**Available data**

>> START

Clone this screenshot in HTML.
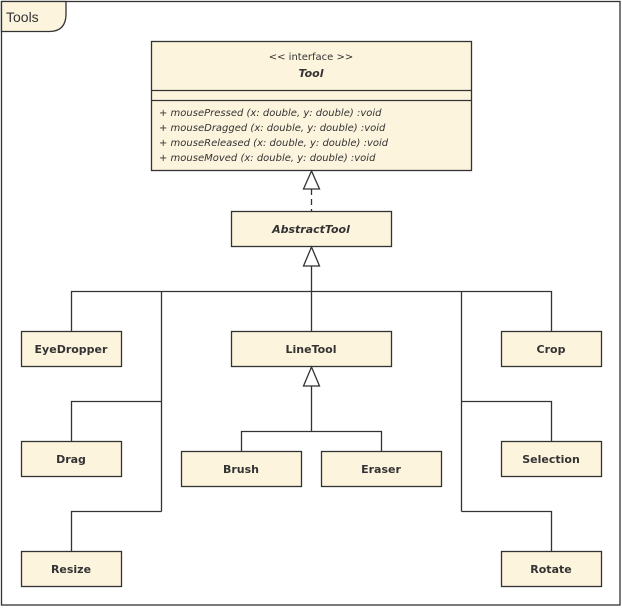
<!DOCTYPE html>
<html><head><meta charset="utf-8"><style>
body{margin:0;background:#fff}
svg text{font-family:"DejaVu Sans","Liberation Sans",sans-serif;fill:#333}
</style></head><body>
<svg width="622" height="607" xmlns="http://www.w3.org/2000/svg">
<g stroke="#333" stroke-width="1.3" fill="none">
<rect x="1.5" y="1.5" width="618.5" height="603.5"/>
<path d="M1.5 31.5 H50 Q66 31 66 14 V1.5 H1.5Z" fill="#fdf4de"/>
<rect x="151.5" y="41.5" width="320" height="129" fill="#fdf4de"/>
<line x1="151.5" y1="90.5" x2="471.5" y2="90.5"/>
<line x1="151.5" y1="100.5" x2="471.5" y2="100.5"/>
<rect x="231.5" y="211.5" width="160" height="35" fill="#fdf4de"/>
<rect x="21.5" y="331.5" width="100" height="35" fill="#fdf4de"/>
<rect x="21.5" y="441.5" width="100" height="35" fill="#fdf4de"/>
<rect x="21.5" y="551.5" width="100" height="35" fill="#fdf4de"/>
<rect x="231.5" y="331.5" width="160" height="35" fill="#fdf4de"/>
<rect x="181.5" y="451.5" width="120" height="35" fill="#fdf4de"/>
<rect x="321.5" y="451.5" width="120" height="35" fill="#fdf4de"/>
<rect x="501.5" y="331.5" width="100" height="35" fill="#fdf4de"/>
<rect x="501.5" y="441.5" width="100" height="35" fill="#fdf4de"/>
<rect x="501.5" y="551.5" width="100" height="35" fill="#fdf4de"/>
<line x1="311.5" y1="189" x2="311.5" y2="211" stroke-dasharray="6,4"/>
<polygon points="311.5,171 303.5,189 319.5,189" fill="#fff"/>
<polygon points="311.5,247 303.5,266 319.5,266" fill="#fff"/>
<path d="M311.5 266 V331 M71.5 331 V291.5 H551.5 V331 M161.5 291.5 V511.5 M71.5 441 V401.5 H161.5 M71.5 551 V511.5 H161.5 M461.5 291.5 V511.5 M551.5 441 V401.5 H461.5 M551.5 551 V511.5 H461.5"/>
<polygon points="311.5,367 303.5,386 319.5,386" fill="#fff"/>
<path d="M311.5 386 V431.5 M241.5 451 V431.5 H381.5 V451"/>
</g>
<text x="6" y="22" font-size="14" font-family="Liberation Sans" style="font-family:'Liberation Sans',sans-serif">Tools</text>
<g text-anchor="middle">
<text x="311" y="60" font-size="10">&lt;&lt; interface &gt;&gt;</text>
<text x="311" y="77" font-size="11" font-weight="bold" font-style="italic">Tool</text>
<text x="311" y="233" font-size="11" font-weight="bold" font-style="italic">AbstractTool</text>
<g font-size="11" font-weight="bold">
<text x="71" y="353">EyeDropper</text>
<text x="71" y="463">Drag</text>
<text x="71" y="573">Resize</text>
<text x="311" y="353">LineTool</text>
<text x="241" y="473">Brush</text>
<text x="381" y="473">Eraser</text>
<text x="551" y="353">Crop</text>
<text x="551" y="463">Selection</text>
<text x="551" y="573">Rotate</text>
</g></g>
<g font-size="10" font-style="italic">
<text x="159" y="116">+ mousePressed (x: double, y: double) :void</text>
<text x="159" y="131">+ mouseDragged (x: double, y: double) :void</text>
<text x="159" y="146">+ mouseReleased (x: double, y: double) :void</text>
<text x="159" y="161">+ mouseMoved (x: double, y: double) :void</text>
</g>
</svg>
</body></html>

>> END

The data above should be repeated exactly, minus any pictures.

Clone this screenshot in HTML.
<!DOCTYPE html>
<html><head><meta charset="utf-8"><style>
body{margin:0;background:#fff}
svg text{font-family:"DejaVu Sans","Liberation Sans",sans-serif;fill:#333}
</style></head><body>
<svg width="622" height="607" xmlns="http://www.w3.org/2000/svg">
<g stroke="#333" stroke-width="1.3" fill="none">
<rect x="1.5" y="1.5" width="618.5" height="603.5"/>
<path d="M1.5 31.5 H50 Q66 31 66 14 V1.5 H1.5Z" fill="#fdf4de"/>
<rect x="151.5" y="41.5" width="320" height="129" fill="#fdf4de"/>
<line x1="151.5" y1="90.5" x2="471.5" y2="90.5"/>
<line x1="151.5" y1="100.5" x2="471.5" y2="100.5"/>
<rect x="231.5" y="211.5" width="160" height="35" fill="#fdf4de"/>
<rect x="21.5" y="331.5" width="100" height="35" fill="#fdf4de"/>
<rect x="21.5" y="441.5" width="100" height="35" fill="#fdf4de"/>
<rect x="21.5" y="551.5" width="100" height="35" fill="#fdf4de"/>
<rect x="231.5" y="331.5" width="160" height="35" fill="#fdf4de"/>
<rect x="181.5" y="451.5" width="120" height="35" fill="#fdf4de"/>
<rect x="321.5" y="451.5" width="120" height="35" fill="#fdf4de"/>
<rect x="501.5" y="331.5" width="100" height="35" fill="#fdf4de"/>
<rect x="501.5" y="441.5" width="100" height="35" fill="#fdf4de"/>
<rect x="501.5" y="551.5" width="100" height="35" fill="#fdf4de"/>
<line x1="311.5" y1="189" x2="311.5" y2="211" stroke-dasharray="6,4"/>
<polygon points="311.5,171 303.5,189 319.5,189" fill="#fff"/>
<polygon points="311.5,247 303.5,266 319.5,266" fill="#fff"/>
<path d="M311.5 266 V331 M71.5 331 V291.5 H551.5 V331 M161.5 291.5 V511.5 M71.5 441 V401.5 H161.5 M71.5 551 V511.5 H161.5 M461.5 291.5 V511.5 M551.5 441 V401.5 H461.5 M551.5 551 V511.5 H461.5"/>
<polygon points="311.5,367 303.5,386 319.5,386" fill="#fff"/>
<path d="M311.5 386 V431.5 M241.5 451 V431.5 H381.5 V451"/>
</g>
<text x="6" y="22" font-size="14" font-family="Liberation Sans" style="font-family:'Liberation Sans',sans-serif">Tools</text>
<g text-anchor="middle">
<text x="311" y="60" font-size="10">&lt;&lt; interface &gt;&gt;</text>
<text x="311" y="77" font-size="11" font-weight="bold" font-style="italic">Tool</text>
<text x="311" y="233" font-size="11" font-weight="bold" font-style="italic">AbstractTool</text>
<g font-size="11" font-weight="bold">
<text x="71" y="353">EyeDropper</text>
<text x="71" y="463">Drag</text>
<text x="71" y="573">Resize</text>
<text x="311" y="353">LineTool</text>
<text x="241" y="473">Brush</text>
<text x="381" y="473">Eraser</text>
<text x="551" y="353">Crop</text>
<text x="551" y="463">Selection</text>
<text x="551" y="573">Rotate</text>
</g></g>
<g font-size="10" font-style="italic">
<text x="159" y="116">+ mousePressed (x: double, y: double) :void</text>
<text x="159" y="131">+ mouseDragged (x: double, y: double) :void</text>
<text x="159" y="146">+ mouseReleased (x: double, y: double) :void</text>
<text x="159" y="161">+ mouseMoved (x: double, y: double) :void</text>
</g>
</svg>
</body></html>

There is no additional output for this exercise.